John Lennon was, arguably, the most fascinating of the Beatles – his sharp wit, political activism and self-promotional talent made him stand out from his Liverpool mates during the reign of the Fab Four and in the period following the group’s break-up.

Lennon’s gift of gab seemed to soak up the spotlight, whether he was being interviewed with the other Beatles or whether he was making joint appearances with Yoko Ono.  Whether discussing the Vietnam War or the avant-garde nature of his collaborations with Ono, he always managed to keep a surprisingly rancor-free attitude. (The rare exception was relating the political turmoil surrounding the Beatles’ disastrous Manila engagement in 1966.) Even the touchy subject of the break-up of the Beatles was handled with charm – in a 1970 TV interview, Lennon acknowledged that the act had run its course and any continuation would make them seem more clownish than cutting edge.

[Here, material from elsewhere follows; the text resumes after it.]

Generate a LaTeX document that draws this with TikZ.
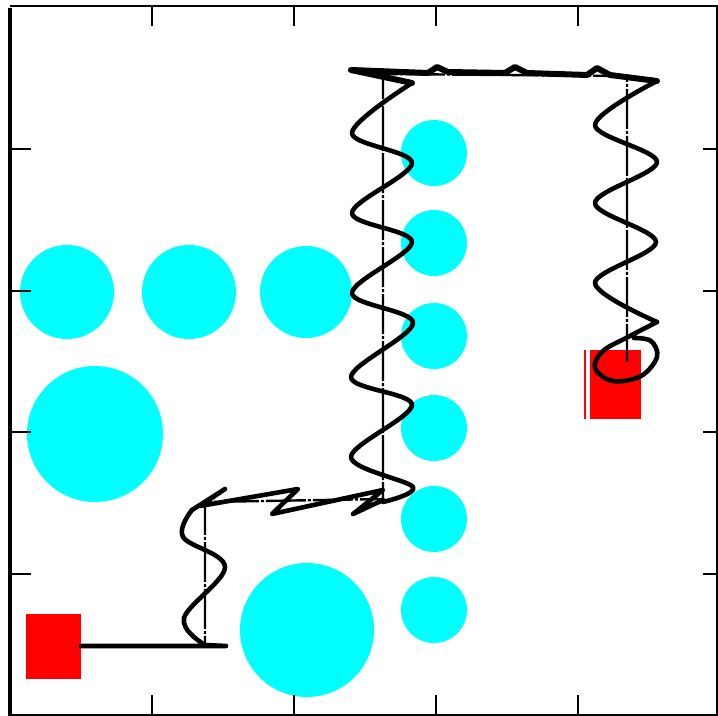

This DVD, which is released without a director’s credit, offers a hodgepodge of rare British television interviews (including some material that was considered lost for years) along with newsreel footage and assorted comments from associates and famous fans, including (for no very clear reason) “Dancing with the Stars” judge Len Goodman. But Goodman’s odd presence seems to fit the warped logic of this messy documentary, which distractingly presents its archival material out of chronological order. Key episodes in Lennon’s Beatles-era life (particularly the collapse of his first marriage) are left out, while nothing is offered regarding his career following the release of “Give Peace a Chance.”

Even worse, the DVD’s producers were unable to license any of Lennon’s music.  Thus, there is endless talk about his innovative and memorable work, but barely a chord is heard to affirm his greatness.

Lennon’s fans can overlook the problems with the production and enjoy watching their icon at the height of his cultural influence. However, it is a shame that this well-intentioned presentation didn’t quite offer the level of tribute that its subject deserved.